Revision might seem to be an intrinsic part of good writing. But Hannah Sullivan argues that we inherit our faith in the virtues of redrafting from early-twentieth-century modernism. Closely examining changes made in manuscripts, typescripts, and proofs by T. S. Eliot, Ezra Pound, Ernest Hemingway, James Joyce, Virginia Woolf, and others, she shows how modernist approaches to rewriting shaped literary style, and how the impulse to touch up, alter, and correct can sometimes go too far.
In the nineteenth century, revision was thought to mar a composition’s originality—a prejudice cultivated especially by the Romantics, who believed writing should be spontaneous and organic, and that rewriting indicated a failure of inspiration.

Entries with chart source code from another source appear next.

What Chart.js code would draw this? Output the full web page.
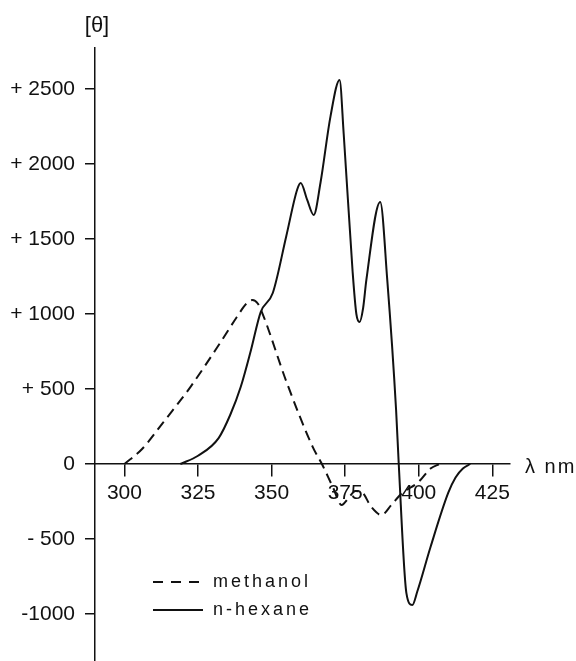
<!DOCTYPE html>
<html>
<head>
<meta charset="utf-8">
<script src="https://cdn.jsdelivr.net/npm/chart.js@4.4.1/dist/chart.umd.min.js"></script>
<style>
  html, body { margin: 0; padding: 0; background: #fff; }
</style>
</head>
<body>
<canvas id="cdChart" width="576" height="661"></canvas>
<script>
// wavelength (nm) / molar ellipticity readings
const methanolNm = [300, 306, 313, 322.4, 332.5, 338.2, 341.5, 343.5, 345.3, 346.7, 355.2, 364, 367.1, 370.8, 373.8, 376, 378.5, 380.5, 383.9, 387.3, 390.7, 394, 399.9, 404, 407];
const methanolTheta = [0, 100, 273, 513, 807, 980, 1070, 1093, 1070, 1013, 540, 113, 0, -153, -273, -230, -180, -185, -287, -340, -273, -200, -120, -30, 0];

const hexaneNm = [319, 325, 332, 336, 339.5, 343, 346.3, 350.4, 355, 358.7, 359.9, 362.1, 364.3, 366.6, 370, 373.1, 374.5, 377.5, 378.8, 379.9, 381.1, 382.2, 386.9, 389.3, 392.3, 393.2, 395.8, 397.8, 399.5, 404, 410, 412.5, 415, 417.5];
const hexaneTheta = [0, 55, 173, 330, 513, 760, 1013, 1140, 1520, 1830, 1873, 1760, 1660, 1873, 2316, 2560, 2200, 1290, 1000, 947, 1040, 1227, 1747, 1227, 360, 0, -860, -940, -850, -553, -193, -90, -30, 0];

const xTickValues = [300, 325, 350, 375, 400, 425];
const yTickValues = [-1000, -500, 0, 500, 1000, 1500, 2000, 2500];
const yTickLabels = ["-1000", "- 500", "0", "+ 500", "+ 1000", "+ 1500", "+ 2000", "+ 2500"];

const INK = "#111";
const FONT = "'Liberation Sans', Arial, sans-serif";

const toPoints = (xs, ys) => xs.map((x, i) => ({ x: x, y: ys[i] }));

// axis label, y-axis heading and the hand-drawn style legend
const decor = {
    id: "decor",
    afterDraw(chart) {
        const { ctx, chartArea, scales } = chart;
        const zeroY = scales.y.getPixelForValue(0);
        ctx.save();
        ctx.fillStyle = INK;
        ctx.textBaseline = "middle";

        ctx.font = "22px " + FONT;
        ctx.textAlign = "center";
        ctx.fillText("[θ]", chartArea.left + 2, 26);

        ctx.textAlign = "left";
        ctx.font = "20px " + FONT;
        ctx.letterSpacing = "2px";
        ctx.fillText("λ nm", chartArea.right + 15, zeroY + 3);

        ctx.font = "18px " + FONT;
        ctx.letterSpacing = "3px";
        chart.data.datasets.forEach((ds, i) => {
            const rowY = 582 + i * 28;
            ctx.strokeStyle = ds.borderColor;
            ctx.lineWidth = ds.borderWidth;
            ctx.setLineDash(ds.borderDash ? [10, 8] : []);
            ctx.beginPath();
            ctx.moveTo(153, rowY);
            ctx.lineTo(203, rowY);
            ctx.stroke();
            ctx.fillText(ds.label, 213, rowY);
        });
        ctx.restore();
    },
};

new Chart(document.getElementById("cdChart"), {
    type: "line",
    data: {
        datasets: [
            {
                label: "methanol",
                data: toPoints(methanolNm, methanolTheta),
                borderColor: INK,
                borderWidth: 2,
                borderDash: [10, 6],
                pointRadius: 0,
                fill: false,
                cubicInterpolationMode: "monotone",
            },
            {
                label: "n-hexane",
                data: toPoints(hexaneNm, hexaneTheta),
                borderColor: INK,
                borderWidth: 2,
                pointRadius: 0,
                fill: false,
                cubicInterpolationMode: "monotone",
            },
        ],
    },
    options: {
        responsive: false,
        animation: false,
        layout: { padding: { left: 0, top: 48, right: 66, bottom: 0 } },
        plugins: { legend: { display: false }, tooltip: { enabled: false } },
        scales: {
            x: {
                type: "linear",
                position: { y: 0 },
                min: 290, max: 431,
                afterBuildTicks: s => { s.ticks = xTickValues.map(v => ({ value: v })); },
                afterFit: s => { s.paddingLeft = 0; s.paddingRight = 0; },
                grid: { drawOnChartArea: false, drawTicks: true, tickLength: 12, color: INK, lineWidth: 1.5 },
                border: { color: INK, width: 1.5 },
                ticks: { color: INK, font: { family: FONT, size: 21 }, padding: 5, maxRotation: 0, autoSkip: false },
            },
            y: {
                type: "linear",
                position: "left",
                min: -1313, max: 2773,
                afterBuildTicks: s => { s.ticks = yTickValues.map(v => ({ value: v })); },
                afterFit: s => { s.width = 95; s.paddingTop = 0; s.paddingBottom = 0; },
                grid: { drawOnChartArea: false, drawTicks: true, tickLength: 10, color: INK, lineWidth: 1.5 },
                border: { color: INK, width: 1.5 },
                ticks: {
                    color: INK,
                    font: { family: FONT, size: 21 },
                    padding: 10,
                    callback: v => yTickLabels[yTickValues.indexOf(v)],
                },
            },
        },
    },
    plugins: [decor],
});
</script>
</body>
</html>
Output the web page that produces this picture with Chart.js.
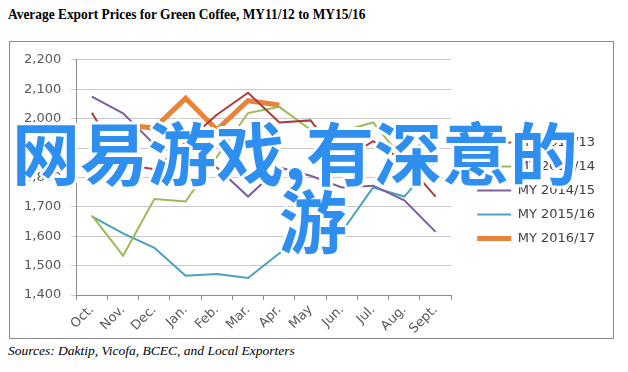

Rejecting such views, avant-garde writers of the twentieth century devoted themselves to laborious acts of rewriting, both before and after publishing their work. The great pains undertaken in revision became a badge of honor for writers anxious to justify the value and difficulty of their work. In turn, many of the distinctive effects of modernist style—ellipsis, fragmentation, parataxis—were produced by zealous, experimental acts of excision and addition.
The early twentieth century also saw the advent of the typewriter. It proved the ideal tool for extensive, multi-stage revisions—superior even to the word processor in fostering self-scrutiny and rereading across multiple drafts. Tracing how master stylists from Henry James to Allen Ginsberg have approached their craft, The Work of Revision reveals how techniques developed in the service of avant-garde experiment have become compositional orthodoxy.